# start of Data extract
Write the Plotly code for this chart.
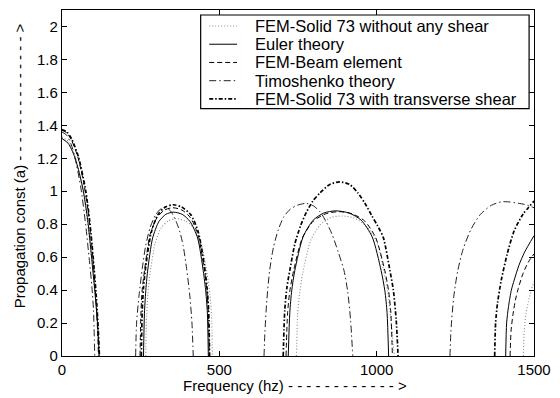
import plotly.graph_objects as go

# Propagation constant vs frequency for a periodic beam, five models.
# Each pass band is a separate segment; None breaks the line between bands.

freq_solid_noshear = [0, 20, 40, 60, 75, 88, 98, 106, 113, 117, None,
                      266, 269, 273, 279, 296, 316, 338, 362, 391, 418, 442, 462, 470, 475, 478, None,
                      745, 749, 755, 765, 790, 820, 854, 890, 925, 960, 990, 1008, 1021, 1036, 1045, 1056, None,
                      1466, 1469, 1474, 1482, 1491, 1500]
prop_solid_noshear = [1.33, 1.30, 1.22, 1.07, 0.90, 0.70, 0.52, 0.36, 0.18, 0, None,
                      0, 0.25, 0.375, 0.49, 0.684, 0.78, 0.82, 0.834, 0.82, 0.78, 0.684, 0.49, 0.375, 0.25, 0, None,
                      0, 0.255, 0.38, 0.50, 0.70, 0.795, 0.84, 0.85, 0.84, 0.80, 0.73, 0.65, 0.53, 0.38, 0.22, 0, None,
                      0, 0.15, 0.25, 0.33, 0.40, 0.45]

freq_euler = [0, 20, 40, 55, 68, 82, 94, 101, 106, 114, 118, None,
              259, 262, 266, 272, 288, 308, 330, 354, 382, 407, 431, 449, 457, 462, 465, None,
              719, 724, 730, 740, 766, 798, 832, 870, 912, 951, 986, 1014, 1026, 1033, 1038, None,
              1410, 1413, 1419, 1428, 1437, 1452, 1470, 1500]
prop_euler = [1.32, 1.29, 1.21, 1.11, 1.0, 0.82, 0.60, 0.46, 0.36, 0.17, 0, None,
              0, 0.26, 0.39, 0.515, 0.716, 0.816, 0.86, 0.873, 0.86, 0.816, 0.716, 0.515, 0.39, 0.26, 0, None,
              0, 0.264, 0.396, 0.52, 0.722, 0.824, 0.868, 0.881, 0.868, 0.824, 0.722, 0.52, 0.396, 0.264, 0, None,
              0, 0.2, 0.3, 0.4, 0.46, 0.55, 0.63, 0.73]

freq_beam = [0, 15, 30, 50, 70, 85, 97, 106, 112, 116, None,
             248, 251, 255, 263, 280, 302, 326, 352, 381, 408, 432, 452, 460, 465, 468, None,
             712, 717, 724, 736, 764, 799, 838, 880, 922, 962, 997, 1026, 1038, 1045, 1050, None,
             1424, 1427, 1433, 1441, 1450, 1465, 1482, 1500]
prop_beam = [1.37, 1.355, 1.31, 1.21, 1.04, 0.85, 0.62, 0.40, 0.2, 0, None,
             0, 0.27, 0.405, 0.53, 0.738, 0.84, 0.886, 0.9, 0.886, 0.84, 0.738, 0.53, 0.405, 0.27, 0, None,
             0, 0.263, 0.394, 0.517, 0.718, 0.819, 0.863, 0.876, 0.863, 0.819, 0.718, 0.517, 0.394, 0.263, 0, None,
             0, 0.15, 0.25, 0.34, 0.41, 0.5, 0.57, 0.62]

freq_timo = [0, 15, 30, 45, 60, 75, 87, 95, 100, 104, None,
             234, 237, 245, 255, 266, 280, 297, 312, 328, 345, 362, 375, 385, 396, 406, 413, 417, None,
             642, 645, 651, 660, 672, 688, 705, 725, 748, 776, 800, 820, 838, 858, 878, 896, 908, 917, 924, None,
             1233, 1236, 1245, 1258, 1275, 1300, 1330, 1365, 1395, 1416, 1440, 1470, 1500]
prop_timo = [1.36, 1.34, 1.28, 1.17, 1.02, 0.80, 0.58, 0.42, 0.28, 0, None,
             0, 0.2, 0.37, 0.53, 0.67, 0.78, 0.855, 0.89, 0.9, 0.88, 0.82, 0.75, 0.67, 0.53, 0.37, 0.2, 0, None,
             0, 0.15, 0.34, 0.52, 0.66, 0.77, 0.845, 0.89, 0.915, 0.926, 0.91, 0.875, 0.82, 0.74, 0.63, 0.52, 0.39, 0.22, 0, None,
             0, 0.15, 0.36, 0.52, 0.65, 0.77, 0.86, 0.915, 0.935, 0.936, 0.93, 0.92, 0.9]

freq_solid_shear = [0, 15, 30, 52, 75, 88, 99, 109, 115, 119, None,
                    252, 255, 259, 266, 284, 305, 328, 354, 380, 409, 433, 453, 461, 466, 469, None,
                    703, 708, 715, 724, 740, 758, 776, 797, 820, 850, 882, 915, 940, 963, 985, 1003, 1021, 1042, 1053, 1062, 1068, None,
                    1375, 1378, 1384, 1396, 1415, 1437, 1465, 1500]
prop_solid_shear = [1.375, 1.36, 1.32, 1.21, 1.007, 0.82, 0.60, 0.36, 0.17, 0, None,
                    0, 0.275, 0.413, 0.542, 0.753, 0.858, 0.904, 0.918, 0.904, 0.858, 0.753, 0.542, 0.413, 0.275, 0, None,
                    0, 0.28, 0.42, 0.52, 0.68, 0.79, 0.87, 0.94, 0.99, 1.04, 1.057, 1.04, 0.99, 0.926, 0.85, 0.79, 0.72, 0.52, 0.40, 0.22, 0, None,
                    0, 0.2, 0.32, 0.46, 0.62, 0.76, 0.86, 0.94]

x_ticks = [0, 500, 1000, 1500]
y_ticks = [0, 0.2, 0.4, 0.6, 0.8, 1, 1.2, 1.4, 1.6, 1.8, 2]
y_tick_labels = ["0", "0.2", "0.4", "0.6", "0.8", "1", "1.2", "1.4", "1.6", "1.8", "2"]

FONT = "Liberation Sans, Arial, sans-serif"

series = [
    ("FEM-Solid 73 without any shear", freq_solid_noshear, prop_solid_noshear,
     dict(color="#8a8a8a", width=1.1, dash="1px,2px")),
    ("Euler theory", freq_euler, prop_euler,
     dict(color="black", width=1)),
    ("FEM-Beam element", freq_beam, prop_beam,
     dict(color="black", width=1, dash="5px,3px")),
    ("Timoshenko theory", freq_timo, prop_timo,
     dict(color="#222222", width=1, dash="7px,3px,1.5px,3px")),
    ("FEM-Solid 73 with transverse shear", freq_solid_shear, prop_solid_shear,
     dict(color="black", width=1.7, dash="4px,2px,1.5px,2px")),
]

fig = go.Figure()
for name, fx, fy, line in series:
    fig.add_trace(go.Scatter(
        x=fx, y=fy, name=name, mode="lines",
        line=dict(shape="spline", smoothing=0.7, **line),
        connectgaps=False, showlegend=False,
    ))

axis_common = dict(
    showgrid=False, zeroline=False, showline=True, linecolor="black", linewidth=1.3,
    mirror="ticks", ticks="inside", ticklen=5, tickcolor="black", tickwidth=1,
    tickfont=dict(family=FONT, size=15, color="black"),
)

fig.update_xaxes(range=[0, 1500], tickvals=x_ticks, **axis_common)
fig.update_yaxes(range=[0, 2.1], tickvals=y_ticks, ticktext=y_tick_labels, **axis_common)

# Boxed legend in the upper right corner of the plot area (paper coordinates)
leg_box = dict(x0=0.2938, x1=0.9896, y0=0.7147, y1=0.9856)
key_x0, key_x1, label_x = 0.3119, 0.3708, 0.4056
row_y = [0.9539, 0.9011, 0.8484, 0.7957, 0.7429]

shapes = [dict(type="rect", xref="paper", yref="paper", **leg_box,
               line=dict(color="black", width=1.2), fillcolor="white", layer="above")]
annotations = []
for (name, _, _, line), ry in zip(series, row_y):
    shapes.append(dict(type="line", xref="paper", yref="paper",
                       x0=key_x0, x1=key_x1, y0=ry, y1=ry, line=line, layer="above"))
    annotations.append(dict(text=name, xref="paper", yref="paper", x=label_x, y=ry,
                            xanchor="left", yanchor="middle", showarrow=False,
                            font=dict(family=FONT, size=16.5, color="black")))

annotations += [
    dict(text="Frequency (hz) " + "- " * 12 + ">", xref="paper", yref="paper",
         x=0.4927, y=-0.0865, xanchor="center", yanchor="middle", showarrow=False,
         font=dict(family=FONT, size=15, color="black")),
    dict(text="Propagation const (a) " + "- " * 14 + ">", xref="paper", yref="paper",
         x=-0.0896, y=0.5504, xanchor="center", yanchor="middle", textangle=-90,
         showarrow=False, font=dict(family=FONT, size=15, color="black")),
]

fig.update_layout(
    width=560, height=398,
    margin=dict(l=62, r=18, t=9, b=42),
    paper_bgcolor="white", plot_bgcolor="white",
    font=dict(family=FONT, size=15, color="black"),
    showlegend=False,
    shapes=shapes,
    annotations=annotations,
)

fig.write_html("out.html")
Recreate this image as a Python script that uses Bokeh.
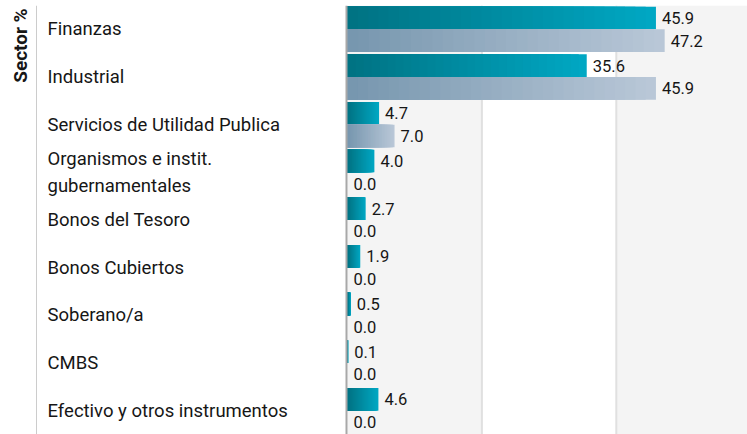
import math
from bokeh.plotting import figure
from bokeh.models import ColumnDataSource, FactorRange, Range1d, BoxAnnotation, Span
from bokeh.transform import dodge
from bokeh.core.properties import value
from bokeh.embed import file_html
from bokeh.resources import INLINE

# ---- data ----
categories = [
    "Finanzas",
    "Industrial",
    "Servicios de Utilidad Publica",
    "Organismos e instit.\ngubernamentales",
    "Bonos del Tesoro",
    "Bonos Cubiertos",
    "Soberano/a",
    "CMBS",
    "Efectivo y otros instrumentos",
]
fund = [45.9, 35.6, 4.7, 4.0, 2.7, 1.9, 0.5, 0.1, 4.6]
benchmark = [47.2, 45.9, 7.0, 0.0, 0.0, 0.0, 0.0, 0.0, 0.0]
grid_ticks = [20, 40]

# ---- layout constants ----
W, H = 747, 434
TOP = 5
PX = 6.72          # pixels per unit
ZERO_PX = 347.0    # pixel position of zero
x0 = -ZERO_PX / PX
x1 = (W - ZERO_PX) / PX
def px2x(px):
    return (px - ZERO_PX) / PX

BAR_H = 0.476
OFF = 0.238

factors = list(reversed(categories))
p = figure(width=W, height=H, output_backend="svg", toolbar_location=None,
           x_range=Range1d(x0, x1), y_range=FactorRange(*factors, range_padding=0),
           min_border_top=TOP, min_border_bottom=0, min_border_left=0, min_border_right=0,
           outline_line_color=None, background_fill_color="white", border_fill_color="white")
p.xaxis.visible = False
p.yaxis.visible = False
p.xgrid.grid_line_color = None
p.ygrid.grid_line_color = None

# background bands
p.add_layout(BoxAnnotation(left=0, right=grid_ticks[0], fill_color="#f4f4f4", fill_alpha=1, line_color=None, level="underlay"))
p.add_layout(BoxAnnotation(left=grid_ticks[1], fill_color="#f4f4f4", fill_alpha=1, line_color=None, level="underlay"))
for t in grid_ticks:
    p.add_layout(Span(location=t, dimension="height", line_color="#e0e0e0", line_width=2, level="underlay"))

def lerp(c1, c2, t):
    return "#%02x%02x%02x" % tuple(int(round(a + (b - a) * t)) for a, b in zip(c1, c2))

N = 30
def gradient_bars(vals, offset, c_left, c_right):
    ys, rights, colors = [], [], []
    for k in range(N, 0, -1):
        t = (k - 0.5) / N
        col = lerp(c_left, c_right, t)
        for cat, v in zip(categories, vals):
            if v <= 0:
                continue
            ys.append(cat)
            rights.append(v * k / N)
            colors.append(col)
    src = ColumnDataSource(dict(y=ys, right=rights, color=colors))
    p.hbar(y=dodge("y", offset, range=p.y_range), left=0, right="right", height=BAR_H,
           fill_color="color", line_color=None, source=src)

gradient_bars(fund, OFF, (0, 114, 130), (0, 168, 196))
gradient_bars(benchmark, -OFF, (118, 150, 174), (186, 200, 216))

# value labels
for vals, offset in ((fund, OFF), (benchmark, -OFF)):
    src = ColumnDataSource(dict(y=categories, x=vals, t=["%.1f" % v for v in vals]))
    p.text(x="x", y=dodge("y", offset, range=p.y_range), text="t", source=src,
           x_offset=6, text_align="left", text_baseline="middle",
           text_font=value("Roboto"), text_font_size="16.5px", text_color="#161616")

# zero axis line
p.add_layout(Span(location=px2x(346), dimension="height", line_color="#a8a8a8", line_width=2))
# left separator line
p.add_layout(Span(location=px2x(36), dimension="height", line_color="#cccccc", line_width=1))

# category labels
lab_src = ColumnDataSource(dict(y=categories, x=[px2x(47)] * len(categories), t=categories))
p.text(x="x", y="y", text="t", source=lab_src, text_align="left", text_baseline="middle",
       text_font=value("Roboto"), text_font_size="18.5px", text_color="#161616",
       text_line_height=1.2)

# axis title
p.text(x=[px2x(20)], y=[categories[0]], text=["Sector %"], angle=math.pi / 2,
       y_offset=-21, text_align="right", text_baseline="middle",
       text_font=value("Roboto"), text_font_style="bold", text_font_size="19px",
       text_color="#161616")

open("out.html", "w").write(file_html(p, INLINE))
# end of Data extract
_What is being asked_
Please restate the material above line by line, exactly, beginning at its first line and ending with the line that contains "# Each pass", without any pictures.

_Correct answer_
Write the Plotly code for this chart.
import plotly.graph_objects as go

# Propagation constant vs frequency for a periodic beam, five models.
# Each pass band is a separate segment; None breaks the line between bands.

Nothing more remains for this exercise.